As Sagradas Escrituras estão embebidas de casos nos quais as disputas se realizavam tomando como base enigmas (1). Assim se aprimorava a inteligência, como também o senso moral, racional e estético.
Inveja e arrogância dos sinedritas
A parábola dos dois filhos, que surge de dentro de um quadro de acirramento contra Jesus, deu-se logo após o Domingo de Ramos. Na lembrança dos escribas, anciãos do povo, príncipes dos sacerdotes e outros, estava toda a fama angariada pelo Divino Mestre ao longo de sua vida pública, incluindo o recentíssimo episódio da entrada triunfal em Jerusalém. Quando viram “Jesus Cristo entrar no Templo com grande pompa, agitaram-se por inveja; e assim, não podendo sofrer em seu coração o ardor da inveja que os acossava, levantaram a voz” (2) e com grande arrogância resolveram interromper a pregação, perguntando-Lhe: “Com que autoridade fazes estas coisas? E quem Te deu tal direito?” (Mt 21, 23).
A seguir se estabelece um diálogo entre Jesus e as autoridades religiosas. Recordá-lo nos será útil para penetrarmos a fundo em todo o significado da parábola da qual nos ocupamos aqui.

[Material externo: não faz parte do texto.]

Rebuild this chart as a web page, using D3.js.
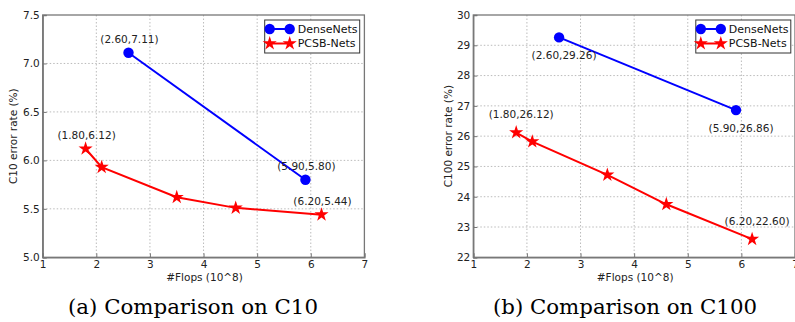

À procura de uma ocasião para desacreditá-Lo
Como comenta Frei Manuel de Tuya OP (3), grande exegeta de Salamanca, os sinedritas agiam com má intenção, uma vez que secretamente já haviam condenado Jesus à morte. Apenas andavam à procura de uma ocasião oportuna para executar essa sentença. Queriam comprometê-Lo e desacreditá-Lo ante o público, o que facilitaria seu intento. Era idéia aceita no ambiente rabínico que seria preciso pedir sinais ao Messias, a fim de que este fosse reconhecido como tal. Era verdade que ninguém podia ensinar no Templo sem antes haver recebido a imposição de mãos de outro rabino. Entretanto, ao indagarem a Jesus sobre quem Lhe havia dado autoridade para pregar, a intenção deles era pedir satisfação também pelos eventos do Domingo de Ramos, pelas aclamações messiânicas com as quais fora recebido no próprio Templo e até pelos milagres realizados ali. A pergunta era, portanto, sobre seus poderes messiânicos.